Saturday, August 10, 2013

It Just Never Gets Easier

Of course, I am talking about bidding.

What, you think I forgot about it? Or forgot to write about it?

Nope, neither. In fact, there are times when it threatens to be all consuming.

The bid list came out on August 1, and I was really excited to see that a number of the positions that were listed on the projected vacancies and had looked promising were still there.

You see, those projected vacancies may or may not have any connection to reality. A person in a position at a post with 15% or great differential (hardship and/or danger) can extend if they choose. Poof...that job that was expected to be available is off the market until next year.

And the other issue is that bidders agreeing to go to what we are now referring to as PSP, or Priority Staffing Posts (aka Afghanistan, Pakistan, Iraq, Yemen and Libya), get to link to their next assignment. Meaning they just to the head of the bidding queue and pick the nicest jobs, competing only with any other PSP bidder who might want that position.

And there is no guarantee that just because you are interested in something you think would not be interesting to someone coming out of a place where things blow up, that it won't get linked to. Some people really like the excitement. Some like the extra money. Some think that every place in Europe is easier than any PSP place. There may be some truth to that.

So yeah, that job you have an eye on at a 25% differential post could still get snapped up by someone who just served at a place with a 70% differential (look, over here...wouldn't you really rather take this nice Paris job?).
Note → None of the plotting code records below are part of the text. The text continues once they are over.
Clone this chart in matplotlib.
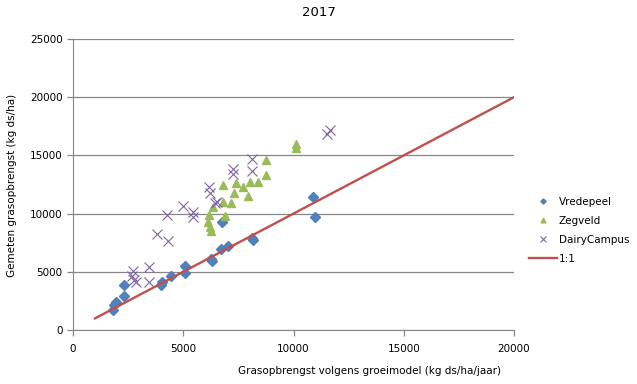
import numpy as np
import matplotlib
matplotlib.use('Agg')
import matplotlib.pyplot as plt

# Vredepeel
vp_x = [1810, 1860, 1950, 2310, 2310, 3990, 4040, 4440, 5080, 5080,
        6260, 6300, 6710, 7030, 8120, 8160, 6760, 10880, 10970]
vp_y = [1720, 2150, 2400, 2920, 3870, 3870, 4120, 4640, 5500, 4900,
        6100, 5930, 6960, 7220, 7900, 7730, 9280, 11430, 9710]

# Zegveld
zv_x = [6120, 6170, 6210, 6260, 6350, 6800, 6800, 6890, 7170, 7300,
        7390, 7710, 7940, 8030, 8390, 8750, 8750, 10110, 10110]
zv_y = [9280, 9880, 8850, 8510, 10570, 12460, 11000, 9790, 10910, 11770,
        12630, 12290, 11510, 12720, 12720, 13320, 14600, 15640, 15980]

# DairyCampus
dc_x = [2720, 3450, 2680, 2770, 2860, 3450, 3810, 4260, 4310, 4990,
        5440, 5440, 6170, 6210, 6440, 6530, 7260, 7260, 8120, 8120,
        11520, 11650]
dc_y = [5070, 5410, 4640, 4300, 4120, 4120, 8250, 9880, 7650, 10650,
        10140, 9710, 12290, 11770, 10910, 11000, 13830, 13400, 14690, 13660,
        16840, 17180]

# 1:1 lijn
lijn = [1000, 20000]

plt.rcParams['font.family'] = 'DejaVu Sans'
plt.rcParams['font.size'] = 7.5

fig = plt.figure(figsize=(6.37, 3.84), dpi=100)
ax = fig.add_axes([73/637, 1-330/384, 441/637, 291/384])

ax.plot(vp_x, vp_y, 'D', color='#4F81BD', ms=4.8, mec='#4F81BD', label='Vredepeel')
ax.plot(zv_x, zv_y, '^', color='#9BBB59', ms=6.3, mec='#9BBB59', label='Zegveld')
ax.plot(dc_x, dc_y, 'x', color='#8064A2', ms=6.8, mew=0.8, label='DairyCampus')
ax.plot(lijn, lijn, '-', color='#C0504D', lw=1.7, label='1:1')

ax.set_xlim(0, 20000)
ax.set_ylim(0, 25000)
ax.set_xticks(np.arange(0, 20001, 5000))
ax.set_yticks(np.arange(0, 25001, 5000))
ax.grid(axis='y', color='#868686', lw=0.9)
ax.set_axisbelow(True)
for s in ['top', 'right']:
    ax.spines[s].set_visible(False)
for s in ['left', 'bottom']:
    ax.spines[s].set_color('#868686')
ax.tick_params(colors='#868686', labelcolor='black', length=4, width=0.9)
ax.tick_params(axis='x', pad=6)

fig.text(0.5, 1-12/384, '2017', ha='center', va='center', fontsize=9.5)
fig.text(370/637, 1-371/384, 'Grasopbrengst volgens groeimodel (kg ds/ha/jaar)',
         ha='center', va='center')
fig.text(12/637, 1-185/384, 'Gemeten grasopbrengst (kg ds/ha)',
         ha='center', va='center', rotation=90)

fig.legend(loc='center left', bbox_to_anchor=(0.815, 0.40), frameon=False,
           handlelength=2.7, labelspacing=0.85, markerscale=0.55, handletextpad=0.2)

fig.savefig('out.png', dpi=100)
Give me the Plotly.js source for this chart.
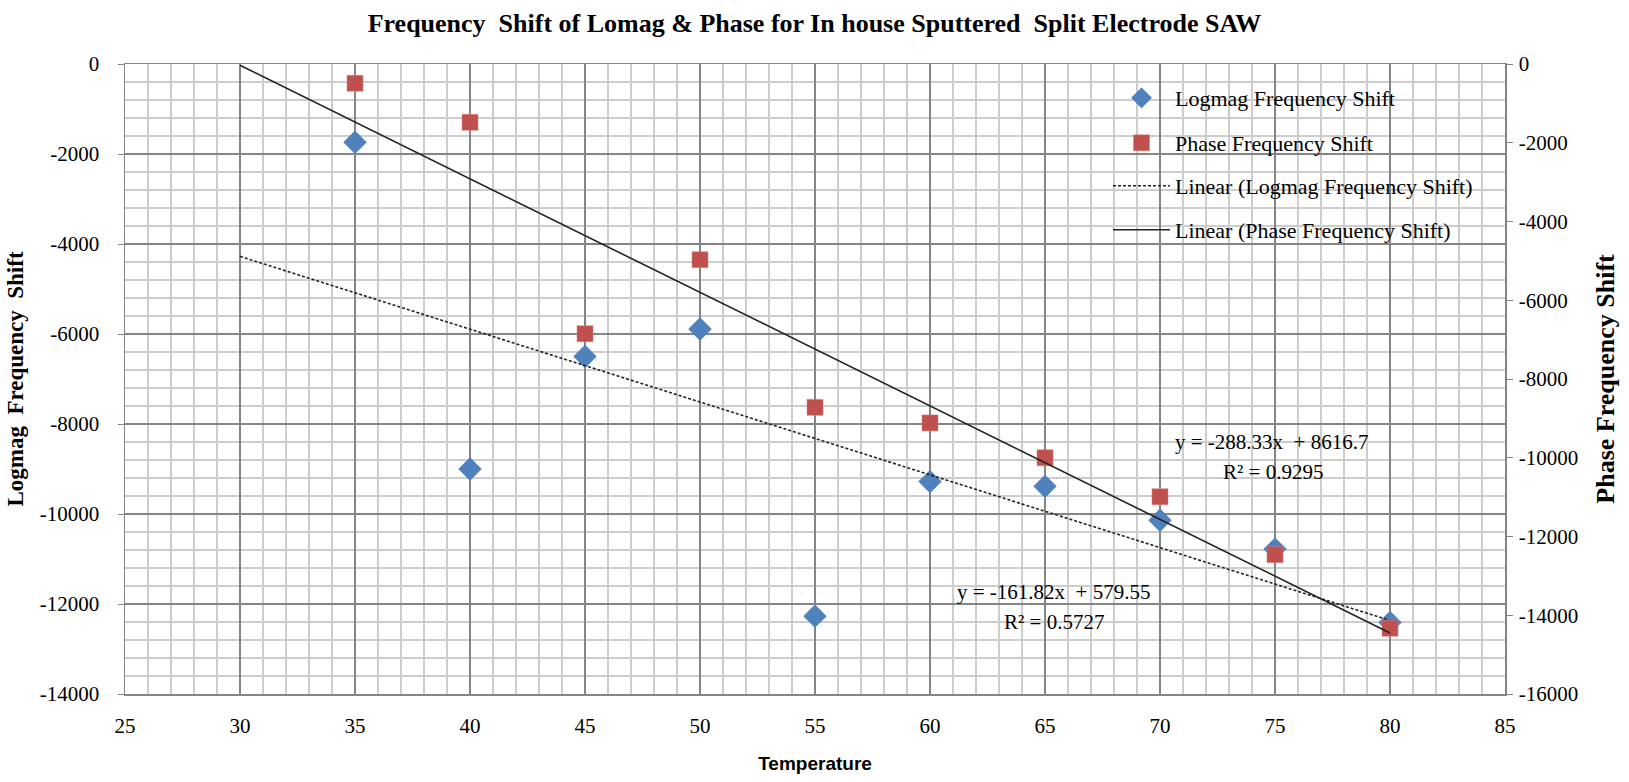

The linking part of things is now over, so the jobs on the current list should be there, provided people don't extend. There is at least one job I am looking at where the "incumbent" arrives this week (because it is a two year tour and you get one year of language before going to post, the people I would replace in some of these jobs are only just arriving), and he has until after the bids are due to decide if he will stay for a third year. Hopefully he will decide sooner than that, and hopefully he will decide not to extend, because that is the place I would really like to go.

But here is the rub: it isn't the place my wife really wants to go.
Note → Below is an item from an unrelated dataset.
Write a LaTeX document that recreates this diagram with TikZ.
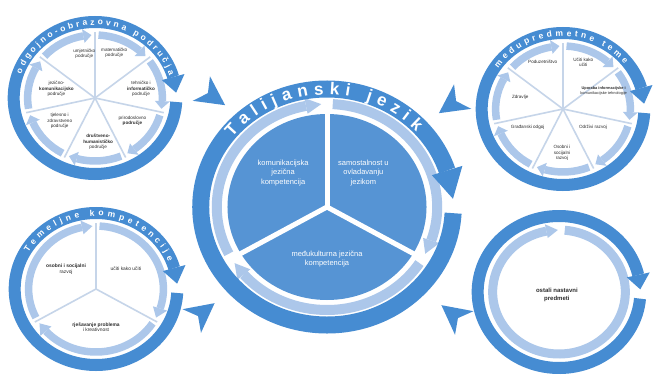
\documentclass[tikz,border=0pt]{standalone}
\usepackage{fontspec}
\setmainfont{Liberation Sans}
\usetikzlibrary{decorations.text}
\definecolor{ringblue}{RGB}{70,140,210}
\definecolor{pieblue}{RGB}{86,148,212}
\definecolor{lightblue}{RGB}{172,199,234}
\definecolor{spokeblue}{RGB}{198,213,233}
\definecolor{labelgray}{RGB}{45,45,45}
\begin{document}
\begin{tikzpicture}[x=1pt,y=1pt,
  lbl/.style={font=\fontsize{4.6}{5.3}\selectfont, text=labelgray, align=center, inner sep=0pt},
  clbl/.style={font=\fontsize{7.5}{9.5}\selectfont, text=white, align=center, inner sep=0pt},
  ringline/.style={draw=ringblue, line width=12pt},
  lring/.style={draw=lightblue, line width=7.5pt},
  spk/.style={draw=spokeblue, line width=1.6pt},
  ringtext/.style={decorate, decoration={text along path, text color=white, text align={fit to path}, text={|\fontsize{8.5}{8.5}\selectfont\bfseries|#1}}},
  chevron/.pic={\fill[ringblue] (16,0) -- (-13,15) -- (-5,0) -- (-13,-15) -- cycle;}]
\fill[white] (0,0) rectangle (653,376);
\useasboundingbox (0,0) rectangle (653,376);

% ---------- top-left: odgojno-obrazovna podrucja ----------
\begin{scope}[shift={(95,278)}, xscale=1.07]
  \coordinate (tl) at (0,0);
  \foreach \k in {0,...,6} \draw[spk] (0,0) -- ({90-\k*360/7}:66);
  \foreach \k in {0,...,6}{
    \pgfmathsetmacro\s{90-\k*360/7-3}
    \pgfmathsetmacro\e{90-(\k+1)*360/7+10}
    \pgfmathsetmacro\t{90-(\k+1)*360/7+3}
    \draw[lring] (\s:63) arc[start angle=\s, end angle=\e, radius=63];
    \fill[lightblue] (\e:70) -- (\e:56) -- (\t:63) -- cycle;
  }
  \draw[ringline] (-3:76) arc[start angle=-3, end angle=-344, radius=76];
  \fill[ringblue] (16:87) -- (16:65) -- (4:76) -- cycle;
  \path[ringtext={odgojno-obrazovna područja}] (161:73) arc[start angle=161, end angle=18, radius=73];
  \node[lbl] (tl1) at (-10,44) {umjetničko\\područje};
  \node[lbl] (tl2) at (18,45) {matematičko\\područje};
  \node[lbl] (tl3) at (43,9) {tehničko i\\\textbf{informatičko}\\područje};
  \node[lbl] (tl4) at (35,-23) {prirodoslovno\\\textbf{područje}};
  \node[lbl] (tl5) at (3,-44) {\textbf{društveno-}\\\textbf{humanističko}\\područje};
  \node[lbl] (tl6) at (-33,-23) {tjelesno i\\zdravstveno\\područje};
  \node[lbl] (tl7) at (-36,9) {jezično-\\\textbf{komunikacijsko}\\područje};
\end{scope}

% ---------- top-right: medupredmetne teme ----------
\begin{scope}[shift={(563,267)}, xscale=1.07]
  \coordinate (tr) at (0,0);
  \foreach \k in {0,...,6} \draw[spk] (0,0) -- ({90-\k*360/7}:66);
  \foreach \k in {0,...,6}{
    \pgfmathsetmacro\s{90-\k*360/7-3}
    \pgfmathsetmacro\e{90-(\k+1)*360/7+10}
    \pgfmathsetmacro\t{90-(\k+1)*360/7+3}
    \draw[lring] (\s:63) arc[start angle=\s, end angle=\e, radius=63];
    \fill[lightblue] (\e:70) -- (\e:56) -- (\t:63) -- cycle;
  }
  \draw[ringline] (-3:76) arc[start angle=-3, end angle=-344, radius=76];
  \fill[ringblue] (16:87) -- (16:65) -- (4:76) -- cycle;
  \path[ringtext={međupredmetne teme}] (146:73) arc[start angle=146, end angle=38, radius=73];
  \node[lbl] (tr1) at (-19,47) {Poduzetništvo};
  \node[lbl] (tr2) at (19,47) {Učiti kako\\učiti};
  \node[lbl, font=\fontsize{3.9}{4.6}\selectfont] (tr3) at (38,18) {\textbf{Uporaba informacijske i}\\komunikacijske tehnologije};
  \node[lbl] (tr4) at (28,-18) {Održivi razvoj};
  \node[lbl] (tr5) at (-1,-44) {Osobni i\\socijalni\\razvoj};
  \node[lbl] (tr6) at (-33,-18) {Građanski odgoj};
  \node[lbl] (tr7) at (-40,12) {Zdravlje};
\end{scope}

% ---------- bottom-left: temeljne kompetencije ----------
\begin{scope}[shift={(96,87)}, xscale=1.07]
  \coordinate (bl) at (0,0);
  \foreach \a in {90,-30,210} \draw[spk] (0,0) -- (\a:66);
  \foreach \s/\e/\t in {207/102/93, 87/-18/-27, -33/-138/-147}{
    \draw[lring] (\s:63) arc[start angle=\s, end angle=\e, radius=63];
    \fill[lightblue] (\e:70) -- (\e:56) -- (\t:63) -- cycle;
  }
  \draw[ringline] (-3:76) arc[start angle=-3, end angle=-344, radius=76];
  \fill[ringblue] (16:87) -- (16:65) -- (4:76) -- cycle;
  \path[ringtext={Temeljne kompetencije}] (150:73) arc[start angle=150, end angle=22, radius=73];
  \node[lbl, font=\fontsize{4.9}{5.6}\selectfont] (bl1) at (-28,20) {\textbf{osobni i socijalni}\\razvoj};
  \node[lbl, font=\fontsize{4.9}{5.6}\selectfont] (bl2) at (28,20) {učiti kako učiti};
  \node[lbl, font=\fontsize{4.9}{5.6}\selectfont] (bl3) at (0,-38) {\textbf{rješavanje problema}\\i kreativnost};
\end{scope}

% ---------- bottom-right: ostali nastavni predmeti ----------
\begin{scope}[shift={(559,84)}, xscale=1.07]
  \coordinate (br) at (0,0);
  \draw[draw=lightblue, line width=9pt] (85:62) arc[start angle=85, end angle=-259, radius=62];
  \fill[lightblue] (101:69) -- (101:55) -- (91:62) -- cycle;
  \draw[ringline] (-5:76) arc[start angle=-5, end angle=-347, radius=76];
  \fill[ringblue] (13:87) -- (13:65) -- (2:76) -- cycle;
  \node[lbl, font=\fontsize{6}{7.5}\selectfont\bfseries] (br1) at (-2,-3) {ostali nastavni\\predmeti};
\end{scope}

% ---------- centre: Talijanski jezik ----------
\begin{scope}[shift={(327,169)}, xscale=1.07]
  \coordinate (ce) at (0,0);
  \fill[pieblue] (0,0) circle[radius=93];
  \foreach \s/\e/\t in {207/101/93, 87/-19/-27, -33/-139/-147}{
    \draw[draw=lightblue, line width=10pt] (\s:103) arc[start angle=\s, end angle=\e, radius=103];
    \fill[lightblue] (\e:111) -- (\e:95) -- (\t:103) -- cycle;
  }
  \foreach \a in {90,-30,210} \draw[white, line width=5pt] (0,0) -- (\a:97);
  \draw[draw=ringblue, line width=17pt] (-3:118) arc[start angle=-3, end angle=-342, radius=118];
  \fill[ringblue] (18:133) -- (18:103) -- (4:118) -- cycle;
  \path[decorate, decoration={text along path, text color=white, text align={fit to path},
    text={|\fontsize{17}{17}\selectfont\bfseries|Talijanski jezik}}]
    (142:112.5) arc[start angle=142, end angle=42, radius=112.5];
  \node[clbl] (c1) at (-41,34) {komunikacijska\\jezična\\kompetencija};
  \node[clbl] (c2) at (34,34) {samostalnost u\\ovladavanju\\jezikom};
  \node[clbl] (c3) at (0,-52) {međukulturna jezična\\kompetencija};
\end{scope}

% ---------- chevrons between circles ----------
\pic[rotate=-35] (ch1) at (212,280) {chevron};
\pic[rotate=215] (ch2) at (452,272) {chevron};
\pic[rotate=38] (ch3) at (202,63) {chevron};
\pic[rotate=142] (ch4) at (454,61) {chevron};
\end{tikzpicture}
\end{document}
If you think bidding is a pain, bidding tandem is even a bigger pain.

Not only are you now hunting for two jobs instead of one, but you are also looking for two jobs at the same post or at least at posts within commuting distance of each other. That really limits the number of jobs you can bid on that.
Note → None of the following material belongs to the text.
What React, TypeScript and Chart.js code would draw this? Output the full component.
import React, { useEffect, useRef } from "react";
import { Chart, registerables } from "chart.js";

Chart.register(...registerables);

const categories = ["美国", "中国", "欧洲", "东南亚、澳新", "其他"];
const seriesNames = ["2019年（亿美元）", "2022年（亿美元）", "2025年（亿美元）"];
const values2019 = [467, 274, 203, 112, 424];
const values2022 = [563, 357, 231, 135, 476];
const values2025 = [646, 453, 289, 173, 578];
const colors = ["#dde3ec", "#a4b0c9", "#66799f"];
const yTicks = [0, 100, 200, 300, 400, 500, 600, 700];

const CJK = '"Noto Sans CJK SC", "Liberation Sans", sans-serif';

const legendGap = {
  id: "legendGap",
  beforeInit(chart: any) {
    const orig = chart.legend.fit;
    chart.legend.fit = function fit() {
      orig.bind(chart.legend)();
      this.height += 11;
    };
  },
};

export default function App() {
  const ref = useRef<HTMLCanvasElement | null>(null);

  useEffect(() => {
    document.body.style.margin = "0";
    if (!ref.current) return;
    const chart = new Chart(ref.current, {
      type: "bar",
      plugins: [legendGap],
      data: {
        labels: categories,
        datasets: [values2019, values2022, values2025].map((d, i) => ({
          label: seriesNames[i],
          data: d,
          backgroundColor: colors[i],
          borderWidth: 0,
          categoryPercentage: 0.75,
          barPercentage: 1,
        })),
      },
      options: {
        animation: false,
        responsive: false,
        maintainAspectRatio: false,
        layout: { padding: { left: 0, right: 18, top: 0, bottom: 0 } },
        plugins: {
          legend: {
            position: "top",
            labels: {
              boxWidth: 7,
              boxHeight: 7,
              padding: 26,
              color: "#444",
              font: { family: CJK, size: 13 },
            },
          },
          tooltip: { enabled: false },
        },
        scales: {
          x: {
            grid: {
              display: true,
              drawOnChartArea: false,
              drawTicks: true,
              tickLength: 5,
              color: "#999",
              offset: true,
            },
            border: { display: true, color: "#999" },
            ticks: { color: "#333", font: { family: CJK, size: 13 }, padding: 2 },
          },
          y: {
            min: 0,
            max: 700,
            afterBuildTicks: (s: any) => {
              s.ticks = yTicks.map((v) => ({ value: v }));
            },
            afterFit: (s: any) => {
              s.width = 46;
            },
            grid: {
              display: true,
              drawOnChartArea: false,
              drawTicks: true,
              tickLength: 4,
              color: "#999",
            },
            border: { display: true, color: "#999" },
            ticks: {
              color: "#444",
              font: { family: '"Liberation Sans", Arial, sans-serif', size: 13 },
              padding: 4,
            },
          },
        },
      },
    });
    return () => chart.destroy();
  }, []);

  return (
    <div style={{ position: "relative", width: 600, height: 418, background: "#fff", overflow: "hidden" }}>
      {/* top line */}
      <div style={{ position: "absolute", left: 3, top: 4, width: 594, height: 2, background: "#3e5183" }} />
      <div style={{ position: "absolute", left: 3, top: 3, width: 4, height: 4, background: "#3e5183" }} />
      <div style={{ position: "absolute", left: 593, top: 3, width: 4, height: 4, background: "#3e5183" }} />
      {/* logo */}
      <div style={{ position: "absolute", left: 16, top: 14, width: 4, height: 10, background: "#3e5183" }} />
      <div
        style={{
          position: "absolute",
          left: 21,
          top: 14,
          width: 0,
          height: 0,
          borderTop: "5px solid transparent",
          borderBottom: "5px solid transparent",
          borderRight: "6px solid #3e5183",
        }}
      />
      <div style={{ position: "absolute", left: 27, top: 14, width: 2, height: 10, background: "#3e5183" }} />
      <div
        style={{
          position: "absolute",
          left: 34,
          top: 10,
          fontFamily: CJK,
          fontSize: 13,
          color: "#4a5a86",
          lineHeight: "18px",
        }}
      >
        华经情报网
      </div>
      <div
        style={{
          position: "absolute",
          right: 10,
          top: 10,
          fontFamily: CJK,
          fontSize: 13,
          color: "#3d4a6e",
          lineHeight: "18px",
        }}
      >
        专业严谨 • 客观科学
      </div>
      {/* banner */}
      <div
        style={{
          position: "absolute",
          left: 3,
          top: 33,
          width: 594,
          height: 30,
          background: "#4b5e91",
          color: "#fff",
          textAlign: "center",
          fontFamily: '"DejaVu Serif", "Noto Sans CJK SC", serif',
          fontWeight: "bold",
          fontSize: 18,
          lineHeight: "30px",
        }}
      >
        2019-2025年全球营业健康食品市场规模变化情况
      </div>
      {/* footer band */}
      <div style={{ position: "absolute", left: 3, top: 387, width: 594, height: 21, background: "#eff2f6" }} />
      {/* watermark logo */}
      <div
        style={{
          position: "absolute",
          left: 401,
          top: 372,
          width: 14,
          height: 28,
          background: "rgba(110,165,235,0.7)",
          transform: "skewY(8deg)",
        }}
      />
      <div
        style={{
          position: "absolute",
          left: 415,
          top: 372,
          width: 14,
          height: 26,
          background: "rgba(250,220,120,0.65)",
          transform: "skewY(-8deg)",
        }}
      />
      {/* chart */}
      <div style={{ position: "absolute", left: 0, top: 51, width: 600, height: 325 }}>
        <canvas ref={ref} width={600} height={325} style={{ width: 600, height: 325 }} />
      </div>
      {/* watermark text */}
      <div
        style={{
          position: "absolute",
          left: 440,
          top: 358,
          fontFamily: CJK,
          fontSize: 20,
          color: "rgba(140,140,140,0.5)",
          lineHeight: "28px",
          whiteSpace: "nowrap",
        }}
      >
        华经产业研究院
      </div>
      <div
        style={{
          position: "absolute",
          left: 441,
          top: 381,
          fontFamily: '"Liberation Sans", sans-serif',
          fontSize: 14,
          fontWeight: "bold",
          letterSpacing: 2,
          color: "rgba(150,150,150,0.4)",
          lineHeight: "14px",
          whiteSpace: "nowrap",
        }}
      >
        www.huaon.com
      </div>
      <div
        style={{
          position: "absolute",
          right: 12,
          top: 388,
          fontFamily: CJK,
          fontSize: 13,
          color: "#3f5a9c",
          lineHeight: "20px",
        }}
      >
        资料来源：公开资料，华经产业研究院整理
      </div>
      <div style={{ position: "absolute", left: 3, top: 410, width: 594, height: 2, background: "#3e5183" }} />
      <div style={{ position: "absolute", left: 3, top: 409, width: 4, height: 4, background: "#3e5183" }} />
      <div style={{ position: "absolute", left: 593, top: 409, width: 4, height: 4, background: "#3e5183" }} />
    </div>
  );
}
Add to that each of our own career wants and needs. For example, we are both currently section heads. We'd like to be section heads in our next assignment too, but in many cases, there simply aren't enough section head positions open. Or there is a section head position that will be open at just the right time but it doesn't require language so it won't be on the bid list until next year. Does she take a deputy position or do I? How do we decide? Or do we just do like many tandems and go back to DC, where it is easier to find another position overseas next time around?

So many of our spare time conversations for the past week have revolved around what to do next. No option is perfect. There will be compromises either way.

And there is no guarantee we will get any of what we want (though I did have a phone interview yesterday that felt really positive. It was essentially for any position in Europe because the bureau has a new system for Public Diplomacy jobs that involves a new web-based reference center....lucky me, my experiences with it are helping them work out the bugs, sigh. A couple quick notes about the 360 Reference Center for you if you are bidding PD jobs in Europe. That "save" button? Don't use it. It submits your application without you getting to finish it. Also, don't start unless you have time to finish...the application times out if you are away too long - or take too long. The description of why you are qualified - have it in a word document or something you can use to cut and paste from in case you lose it. And if you put in a email address for a reference, it will automatically populate the rest of the fields for that reference from the GAL, even if that person is on home leave, and you won't be able to add a correct phone number or change the person's position).

And of course, all of this is before we move on to the asking your bid to the prom phase. Do I wait for the girl I like like, or do I just settle for the girl I kind of like?

Nope, it never gets easier. God I hate bidding.

1 comment:

Shawn said...

Good luck!

I'm one of those weirdos that actually likes bidding, but that could be because I've had good luck so far. I will actually go 6 years without bidding because I went to a 1 year tour, followed by another 1 year tour in Afghanistan, linked to a 3 year tour with a year of language training in there. It's crazy.